We had previously found that b-CD are in the catalytic pocket of the Mpro of SARS-CoV-2 by molecular modeling (Fig. 1C). This finding pointed to a possible explanation for the antiviral activity detected. All cyclodextrins, including α, b, g, HP- α, HP-b, HP-g and methyl-b-CDs, were screened by molecular modeling against the SARS-CoV-2 Mpro. Since is possible to inhibit the action of Mpro by targeting two allosteric sites -PDB codes 7AXM and 7AGA- (Günther et al., 2021)), we expanded the chemical space of search into the designed models.

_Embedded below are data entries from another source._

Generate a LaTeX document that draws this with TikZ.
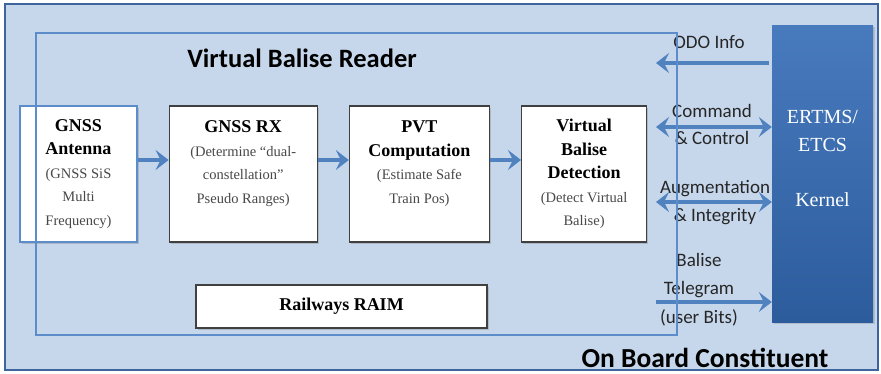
\documentclass[tikz,border=0pt]{standalone}
\usepackage{fontspec}
\setmainfont{Liberation Serif}
\newfontfamily\calibri{Carlito}
\usetikzlibrary{shapes,arrows,arrows.meta,positioning,fit,backgrounds,shadows}
\definecolor{paneblue}{RGB}{198, 215, 236}
\definecolor{frameblue}{RGB}{62, 100, 158}
\definecolor{lineblue}{RGB}{92, 140, 202}
\definecolor{arrowblue}{RGB}{80, 130, 192}
\definecolor{kerneltop}{RGB}{72, 122, 190}
\definecolor{kernelbot}{RGB}{44, 92, 156}
\definecolor{subgrey}{RGB}{72, 72, 72}
\newcommand{\subtxt}[1]{{\fontsize{14.5}{23.5}\selectfont\mdseries\color{subgrey}#1}}
\tikzstyle{block} = [rectangle, draw=black!75, line width=1.2pt, fill=white, align=center, inner sep=0pt, minimum height=136pt, font=\fontsize{18}{23.5}\selectfont\bfseries, drop shadow={shadow xshift=1.5pt, shadow yshift=-1.5pt, opacity=0.35}]
\tikzstyle{kernelbox} = [rectangle, draw=none, top color=kerneltop, bottom color=kernelbot, text=white, align=center, font=\fontsize{20}{28}\selectfont, drop shadow={shadow xshift=1.5pt, shadow yshift=-1.5pt, opacity=0.3}]
\tikzstyle{title} = [draw=none, fill=none, font=\calibri\bfseries\fontsize{26.5}{30}\selectfont]
\tikzstyle{textonly} = [draw=none, fill=none, align=center, text=black!85, font=\calibri\fontsize{19}{27.5}\selectfont]
\tikzstyle{flow} = [draw=arrowblue, line width=3.5pt, -{Stealth[length=13pt, width=20pt, inset=5pt]}]
\tikzstyle{flowboth} = [draw=arrowblue, line width=3.5pt, {Stealth[length=13pt, width=20pt, inset=5pt]}-{Stealth[length=13pt, width=20pt, inset=5pt]}]

\begin{document}
\begin{tikzpicture}[x=1pt, y=-1pt, auto]

\useasboundingbox (0,0) rectangle (881,373);
\draw[draw=frameblue, line width=2pt, fill=paneblue] (5,4) rectangle (878,370);

% blocks =============================
\node[block, draw=lineblue, minimum width=117pt] (ant) at (78.5,174) {GNSS\\Antenna\\\subtxt{(GNSS SiS}\\\subtxt{Multi}\\\subtxt{Frequency)}};
\node[block, minimum width=148pt, right=31pt of ant] (rx) {GNSS RX\\\subtxt{(Determine “dual-}\\\subtxt{constellation”}\\\subtxt{Pseudo Ranges)}\\~};
\node[block, minimum width=140pt, right=31pt of rx] (pvt) {PVT\\Computation\\\subtxt{(Estimate Safe}\\\subtxt{Train Pos)}\\~};
\node[block, minimum width=125pt, right=31pt of pvt] (vbd) {Virtual\\Balise\\Detection\\\subtxt{(Detect Virtual}\\\subtxt{Balise)}};
\node[block, minimum width=291pt, minimum height=43pt] (raim) at (341.5,306.5) {Railways RAIM};
\node[kernelbox, minimum width=101pt, minimum height=297pt] (kernel) at (822.5,173.5) {ERTMS/\\ETCS\\[27pt]Kernel\\[2pt]~};

% titles
\node[title] (vbr) at (302,58) {Virtual Balise Reader};
\node[title, anchor=base, font=\calibri\bfseries\fontsize{27.5}{30}\selectfont] (obc) at (705,367) {On Board Constituent};

% edges
\path[flow] ([yshift=14pt]ant.east) -- ([yshift=14pt]rx.west);
\path[flow] ([yshift=14pt]rx.east) -- ([yshift=14pt]pvt.west);
\path[flow] ([yshift=14pt]pvt.east) -- ([yshift=14pt]vbd.west);

\coordinate (odo) at (656,63);
\coordinate (cmd) at (656,127);
\coordinate (aug) at (656,202);
\coordinate (tel) at (656,302);
\path[flow] ([xshift=-3pt]kernel.west |- odo) -- (odo);
\path[flowboth] (cmd) -- (kernel.west |- cmd);
\path[flowboth] (aug) -- (kernel.west |- aug);
\path[flow] (tel) -- (kernel.west |- tel);

\node[textonly] (odolbl) at (709,42) {ODO Info};
\node[textonly] (cmdlbl) at (712,124.5) {Command\\\& Control};
\node[textonly] (auglbl) at (715,202.5) {Augmentation\\\& Integrity};
\node[textonly, font=\calibri\fontsize{19}{28.5}\selectfont] (tellbl) at (699,289.5) {Balise\\Telegram\\(user Bits)};

% reader frame on top
\draw[lineblue, line width=1.2pt] (36,33) rectangle (677,335);

\end{tikzpicture}
\end{document}
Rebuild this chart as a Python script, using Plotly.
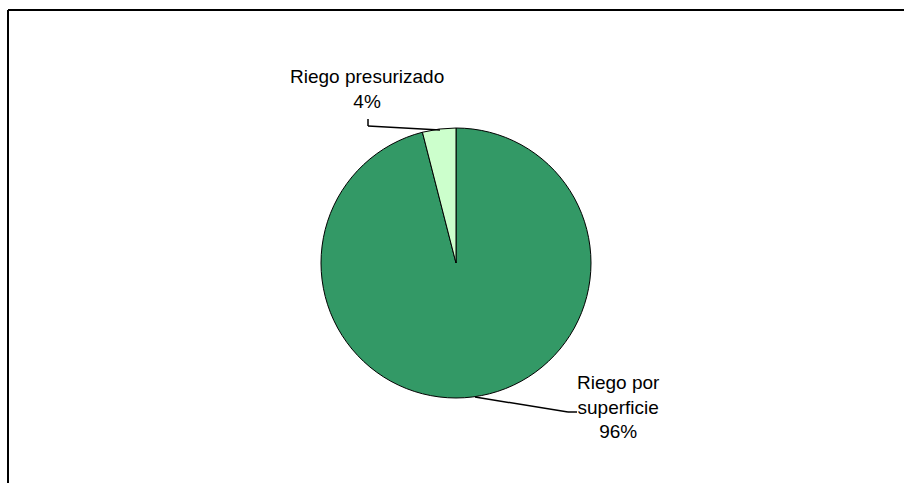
import plotly.graph_objects as go

labels = ["Riego por superficie", "Riego presurizado"]
values = [96, 4]
label_text = ["Riego por<br>superficie", "Riego presurizado"]
colors = ["#339966", "#CCFFCC"]

W, H = 904, 483

def px(x, y):
    return x / W, 1 - y / H

cx, cy, r = 456, 263, 135
x0, y0 = px(cx - r, cy + r)
x1, y1 = px(cx + r, cy - r)

fig = go.Figure(go.Pie(
    labels=labels,
    values=values,
    sort=False,
    direction="clockwise",
    rotation=0,
    textinfo="none",
    hoverinfo="label+percent",
    marker=dict(colors=colors, line=dict(color="black", width=1)),
    domain=dict(x=[x0, x1], y=[y0, y1]),
    showlegend=False,
))

total = sum(values)
ann_pos = [(618, 407), (367, 89)]
annotations = []
for txt, v, (ax, ay) in zip(label_text, values, ann_pos):
    xx, yy = px(ax, ay)
    annotations.append(dict(
        x=xx, y=yy, xref="paper", yref="paper",
        text=f"{txt}<br>{round(100 * v / total)}%",
        showarrow=False, xanchor="center", yanchor="middle",
        font=dict(family="Liberation Sans, Arial", size=19, color="black"),
    ))

def seg(p, q, w=1.5):
    a, b = px(*p)
    c, d = px(*q)
    return dict(type="line", xref="paper", yref="paper", x0=a, y0=b, x1=c, y1=d,
                line=dict(color="black", width=w))

shapes = [
    seg((8, 10), (990, 10), 2),
    seg((8, 10), (8, 560), 2),
    seg((368, 119), (368, 126)),
    seg((368, 126), (440, 130)),
    seg((475, 397), (568, 412)),
    seg((568, 412), (577, 412)),
]

fig.update_layout(
    width=W, height=H,
    margin=dict(l=0, r=0, t=0, b=0),
    paper_bgcolor="white",
    plot_bgcolor="white",
    annotations=annotations,
    shapes=shapes,
)

fig.write_html(
    "out.html",
    config={"displayModeBar": False},
    post_script="document.body.style.margin='0';document.body.style.overflow='hidden';",
)
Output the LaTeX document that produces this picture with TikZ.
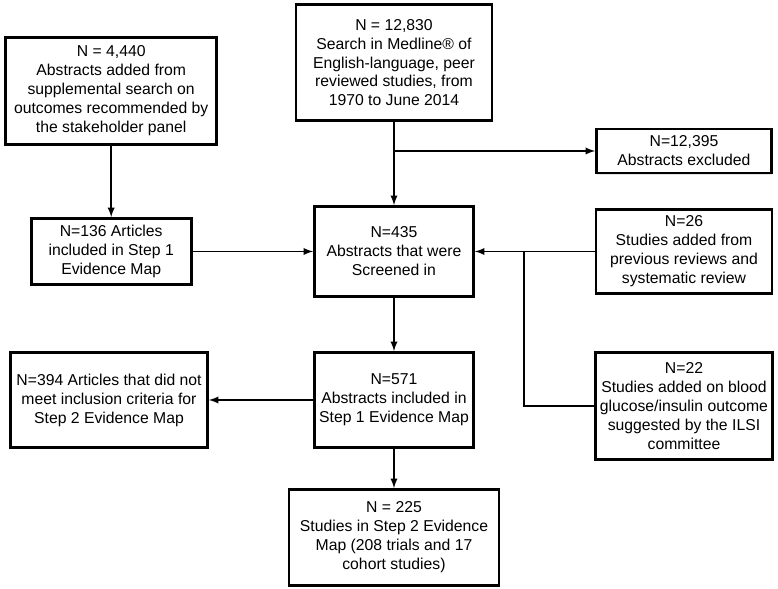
\documentclass[tikz,border=0pt]{standalone}
\usepackage{fontspec}
\setmainfont{Liberation Sans}
\usetikzlibrary{shadows}

\begin{document}
\begin{tikzpicture}[
		flowbox/.style={draw, line width=2pt, fill=white, align=center, inner sep=1pt,
			font=\fontsize{11.2}{13.5}\selectfont,
			drop shadow={shadow xshift=0.3pt, shadow yshift=-1.2pt, fill=gray!60, opacity=0.35}},
		link/.style={line width=1.3pt}
	]
				\useasboundingbox (0, 0) rectangle (19.45, 14.725);
				\node [flowbox, minimum width=5.275cm, minimum height=2.675cm] (supp) at (2.78, 12.45) {N = 4,440\\Abstracts added from\\supplemental search on\\outcomes recommended by\\the stakeholder panel};
				\node [flowbox, minimum width=4.9cm, minimum height=2.9cm] (medline) at (9.85, 13.16) {N = 12,830\\Search in Medline\textregistered{} of\\English-language, peer\\reviewed studies, from\\1970 to June 2014};
				\node [flowbox, minimum width=4.375cm, minimum height=1.1cm] (excl) at (17.1, 10.95) {N=12,395\\Abstracts excluded};
				\node [flowbox, minimum width=4.0cm, minimum height=1.65cm] (art136) at (2.78, 8.4375) {N=136 Articles\\included in Step 1\\Evidence Map};
				\node [flowbox, minimum width=3.975cm, minimum height=2.25cm] (scr) at (9.85, 8.4375) {N=435\\Abstracts that were\\Screened in};
				\node [flowbox, minimum width=4.4cm, minimum height=2.1cm] (prev) at (17.1, 8.4375) {N=26\\Studies added from\\previous reviews and\\systematic review};
				\node [flowbox, minimum width=3.975cm, minimum height=2.375cm] (inc571) at (9.85, 4.725) {N=571\\Abstracts included in\\Step 1 Evidence Map};
				\node [flowbox, minimum width=4.925cm, minimum height=2.375cm] (notmet) at (2.725, 4.725) {N=394 Articles that did not\\meet inclusion criteria for\\Step 2 Evidence Map};
				\node [flowbox, minimum width=4.425cm, minimum height=2.675cm] (ilsi) at (17.1, 4.575) {N=22\\Studies added on blood\\glucose/insulin outcome\\suggested by the ILSI\\committee};
				\node [flowbox, minimum width=5.25cm, minimum height=2.4cm] (step2) at (9.85, 1.2875) {N = 225\\Studies in Step 2 Evidence\\Map (208 trials and 17\\cohort studies)};
				\coordinate (split) at (9.85, 10.95);
				\coordinate (join) at (13.1, 8.4375);
				\draw [link] (medline) -- (split);
				\draw [link, -latex] (split) -- (scr);
				\draw [link, -latex] (split) -- (excl);
				\draw [link, -latex] (supp) -- (art136);
				\draw [link, -latex] (art136) -- (scr);
				\draw [link, -latex] (prev) -- (scr);
				\draw [link] (ilsi.west) -| (join);
				\draw [link, -latex] (scr) -- (inc571);
				\draw [link, -latex] (inc571) -- (notmet);
				\draw [link, -latex] (inc571) -- (step2);
			\end{tikzpicture}
\end{document}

Theory predicts that cyclodextrins can bind both active and allosteric Mpro sites, although significant dissimilarities appear depending on the size and nature of the macrocycle (Suppl. Table 3). To test whether this interaction occurred in vitro, the Mpro activity was measured in presence of increasing concentrations of methyl-b-CD (MbCD). While MbCD did not show activity, active GC376 control inhibited Mpro in a dose dependent manner (Fig. 8A).

We next explored alternative antiviral mechanisms of action of cyclodextrins. Given the well- known capacity of cyclodextrins to extract cholesterol from biological membranes (López et al., 2011), we performed a lipidomic analysis focusing on different lipids associated to cholesterol enriched domains in biological membranes. Calu-3 cells treated with increasing concentrations of methyl-b-CDs showed a reduction of free and ester cholesterol along with sphingomyelin, and did not affect phosphatidylcholine (Fig. 8B).

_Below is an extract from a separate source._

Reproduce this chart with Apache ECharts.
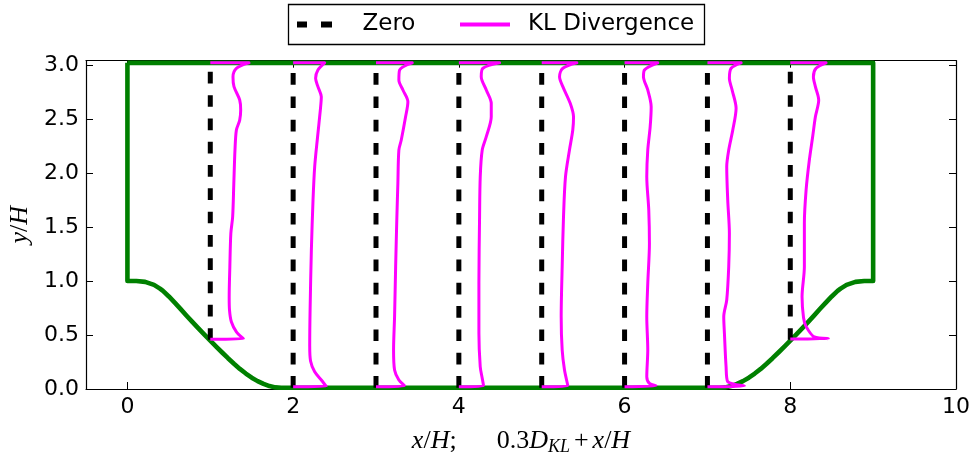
<!DOCTYPE html>
<html><head><meta charset="utf-8">
<script src="https://cdn.jsdelivr.net/npm/echarts@6/dist/echarts.min.js"></script>
<style>html,body{margin:0;padding:0;background:#fff}#c{width:976px;height:458px}</style>
</head><body><div id="c"></div>
<script>
// ---- data ----
const xTicks = [0, 2, 4, 6, 8, 10];
const yTicks = [0, 0.5, 1, 1.5, 2, 2.5, 3];
const wallTop = 3.02;
const hillLeft = [[0,1.0],[0.107,1.0],[0.214,0.992],[0.321,0.964],[0.393,0.929],[0.429,0.908],[0.5,0.857],[0.571,0.800],[0.643,0.740],[0.714,0.679],[0.786,0.619],[0.857,0.561],[0.929,0.504],[1.0,0.448],[1.071,0.393],[1.143,0.338],[1.214,0.285],[1.286,0.234],[1.357,0.186],[1.429,0.143],[1.5,0.105],[1.571,0.073],[1.643,0.047],[1.714,0.027],[1.786,0.015],[1.857,0.012],[1.929,0.012]];
const hillRight = [[7.071,0.012],[7.143,0.012],[7.214,0.015],[7.286,0.027],[7.357,0.047],[7.429,0.073],[7.5,0.105],[7.571,0.143],[7.643,0.186],[7.714,0.234],[7.786,0.285],[7.857,0.338],[7.929,0.393],[8.0,0.448],[8.071,0.504],[8.143,0.561],[8.214,0.619],[8.286,0.679],[8.357,0.740],[8.429,0.800],[8.5,0.857],[8.571,0.908],[8.607,0.929],[8.679,0.964],[8.786,0.992],[8.893,1.0],[9,1.0]];
const zeroStations = [1, 2, 3, 4, 5, 6, 7, 8];
const zeroBottom = [0.455, 0.012, 0.012, 0.012, 0.012, 0.012, 0.012, 0.455];
// KL divergence profiles, plotted as 0.3*D_KL + x/H (x, y/H)
const kl1 = [[1.0,0.46],[1.40,0.465],[1.315,0.53],[1.254,0.623],[1.232,0.73],[1.228,0.85],[1.236,1.13],[1.248,1.44],[1.27,1.595],[1.284,1.905],[1.298,2.213],[1.315,2.398],[1.355,2.49],[1.367,2.583],[1.355,2.676],[1.286,2.80],[1.274,2.89],[1.315,2.97],[1.467,3.02],[1.0,3.02]];
const kl2 = [[2.0,0.02],[2.40,0.025],[2.34,0.083],[2.26,0.16],[2.21,0.26],[2.2,0.4],[2.205,0.75],[2.22,1.287],[2.24,1.75],[2.26,2.058],[2.295,2.336],[2.328,2.583],[2.34,2.706],[2.299,2.80],[2.271,2.877],[2.299,2.954],[2.38,3.02],[2.0,3.02]];
const kl3 = [[3.0,0.02],[3.345,0.03],[3.276,0.083],[3.224,0.176],[3.212,0.361],[3.224,0.669],[3.237,1.132],[3.252,1.595],[3.264,1.905],[3.276,2.213],[3.305,2.306],[3.357,2.52],[3.385,2.66],[3.325,2.769],[3.276,2.861],[3.285,2.954],[3.438,3.02],[3.0,3.02]];
const kl4 = [[4.0,0.02],[4.298,0.03],[4.282,0.099],[4.258,0.206],[4.242,0.516],[4.242,0.979],[4.25,1.595],[4.258,1.966],[4.282,2.213],[4.331,2.336],[4.391,2.52],[4.391,2.645],[4.331,2.769],[4.27,2.892],[4.29,2.97],[4.491,3.02],[4.0,3.02]];
const kl5 = [[5.0,0.02],[5.315,0.03],[5.275,0.176],[5.247,0.361],[5.235,0.669],[5.247,1.132],[5.263,1.595],[5.287,1.966],[5.335,2.213],[5.375,2.398],[5.384,2.52],[5.344,2.645],[5.255,2.80],[5.215,2.892],[5.255,2.97],[5.424,3.02],[5.0,3.02]];
const kl6 = [[6.0,0.02],[6.381,0.03],[6.30,0.052],[6.268,0.114],[6.28,0.361],[6.268,0.669],[6.28,0.979],[6.30,1.349],[6.292,1.657],[6.268,1.966],[6.28,2.213],[6.309,2.429],[6.321,2.614],[6.28,2.769],[6.228,2.892],[6.24,2.954],[6.401,3.02],[6.0,3.02]];
const kl7 = [[7.0,0.02],[7.446,0.028],[7.245,0.068],[7.225,0.206],[7.205,0.516],[7.197,0.669],[7.233,0.824],[7.257,1.132],[7.265,1.44],[7.245,1.75],[7.233,2.058],[7.257,2.213],[7.306,2.398],[7.346,2.599],[7.298,2.769],[7.265,2.877],[7.286,2.97],[7.407,3.02],[7.0,3.02]];
const kl8 = [[8.0,0.463],[8.46,0.466],[8.29,0.482],[8.19,0.58],[8.16,0.66],[8.142,0.855],[8.17,1.132],[8.17,1.534],[8.191,1.843],[8.23,2.12],[8.27,2.336],[8.303,2.52],[8.343,2.676],[8.303,2.80],[8.279,2.892],[8.311,2.97],[8.432,3.02],[8.0,3.02]];
const klProfiles = [kl1, kl2, kl3, kl4, kl5, kl6, kl7, kl8];

// ---- chart ----
const chart = echarts.init(document.getElementById('c'), null, {renderer: 'canvas'});
const geometry = [[0, wallTop]].concat(hillLeft, hillRight, [[9, wallTop], [0, wallTop]]);

const series = [{
  name: 'Geometry', type: 'line', data: geometry, symbol: 'none', silent: true,
  lineStyle: {color: '#008000', width: 4.6, join: 'round'}, z: 2
}];
zeroStations.forEach((x, i) => {
  series.push({
    name: 'Zero', type: 'line', symbol: 'none', silent: true, color: '#000',
    data: [[x, zeroBottom[i]], [x, wallTop]],
    lineStyle: {color: '#000', width: 5, type: [11.7, 11.6], cap: 'butt'}, z: 3
  });
});
klProfiles.forEach(p => {
  series.push({
    name: 'KL Divergence', type: 'line', symbol: 'none', silent: true, color: '#ff00ff',
    data: p, smooth: 0.3, lineStyle: {color: '#ff00ff', width: 3, join: 'round'}, z: 4
  });
});

const tickFont = {fontSize: 22, fontFamily: 'DejaVu Sans', color: '#000'};
const mathRich = {
  i: {fontFamily: 'Liberation Serif', fontStyle: 'italic', fontSize: 26, color: '#000', lineHeight: 30},
  n: {fontFamily: 'Liberation Serif', fontSize: 26, color: '#000', lineHeight: 30},
  p: {fontFamily: 'Liberation Serif', fontSize: 26, color: '#000', lineHeight: 30, padding: [0, 4, 0, 4]},
  sp: {fontFamily: 'Liberation Serif', fontSize: 26, width: 40, lineHeight: 30},
  sub: {fontFamily: 'Liberation Serif', fontStyle: 'italic', fontSize: 18, color: '#000', verticalAlign: 'bottom', lineHeight: 30}
};
const axisLineStyle = {color: '#000', width: 1.2};

chart.setOption({
  animation: false,
  backgroundColor: '#fff',
  grid: {left: 86, right: 20, top: 60.7, bottom: 69, containLabel: false, outerBoundsMode: 'none'},
  graphic: [{
    type: 'rect', z: 1, silent: true,
    shape: {x: 288.5, y: 4.5, width: 416, height: 40},
    style: {fill: 'none', stroke: '#000', lineWidth: 1.3}
  }],
  legend: [{
    left: 297, top: 13, padding: 0, itemWidth: 36, itemHeight: 6, itemGap: 0,
    selectedMode: false,
    data: [{name: 'Zero', icon: 'path://M0,0h10v6h-10zM24,0h11v6h-11z', itemStyle: {color: '#000', borderWidth: 0}}],
    textStyle: {fontSize: 23, fontFamily: 'DejaVu Sans', color: '#000', padding: [0, 0, 0, 25]}
  }, {
    left: 460, top: 13, padding: 0, itemWidth: 50, itemHeight: 4, itemGap: 0,
    selectedMode: false,
    data: [{name: 'KL Divergence', icon: 'rect', itemStyle: {color: '#ff00ff', borderWidth: 0}}],
    textStyle: {fontSize: 23, fontFamily: 'DejaVu Sans', color: '#000', padding: [0, 0, 0, 13]}
  }],
  xAxis: [{
    type: 'value', min: -0.5, max: 10, position: 'bottom',
    axisLine: {onZero: false, lineStyle: axisLineStyle},
    axisTick: {inside: true, length: 7, customValues: xTicks, lineStyle: {color: '#000', width: 1}},
    axisLabel: Object.assign({customValues: xTicks, margin: 7, formatter: v => String(v)}, tickFont),
    splitLine: {show: false},
    name: '{i|x}{n|/}{i|H}{n|;}{sp| }{n|0.3}{i|D}{sub|KL}{p|+}{i|x}{n|/}{i|H}',
    nameLocation: 'middle', nameGap: 37,
    nameTextStyle: {rich: mathRich}
  }, {
    type: 'value', min: -0.5, max: 10, position: 'top',
    axisLine: {onZero: false, lineStyle: axisLineStyle},
    axisTick: {inside: true, length: 7, customValues: xTicks, lineStyle: {color: '#000', width: 1}},
    axisLabel: {show: false, customValues: xTicks},
    splitLine: {show: false}
  }],
  yAxis: [{
    type: 'value', min: 0, max: 3.04, position: 'left',
    axisLine: {onZero: false, lineStyle: axisLineStyle},
    axisTick: {inside: true, length: 7, customValues: yTicks, lineStyle: {color: '#000', width: 1}},
    axisLabel: Object.assign({customValues: yTicks, margin: 7, formatter: v => v.toFixed(1)}, tickFont),
    splitLine: {show: false},
    name: '{i|y}{n|/}{i|H}', nameLocation: 'middle', nameGap: 50, nameRotate: 90,
    nameTextStyle: {rich: mathRich}
  }, {
    type: 'value', min: 0, max: 3.04, position: 'right',
    axisLine: {onZero: false, lineStyle: axisLineStyle},
    axisTick: {inside: true, length: 7, customValues: yTicks, lineStyle: {color: '#000', width: 1}},
    axisLabel: {show: false, customValues: yTicks},
    splitLine: {show: false}
  }],
  series: series
});
</script>
</body></html>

These results further confirm the capacity of cyclodextrins to alter the composition of cholesterol enriched domains actively involved in viral fusion processes. Taken together, these experiments along the pseudoviral fusion assays highlight the potential of cyclodextrins to inhibit SARS-CoV-2 replication by interfering with viral fusion via cholesterol depletion.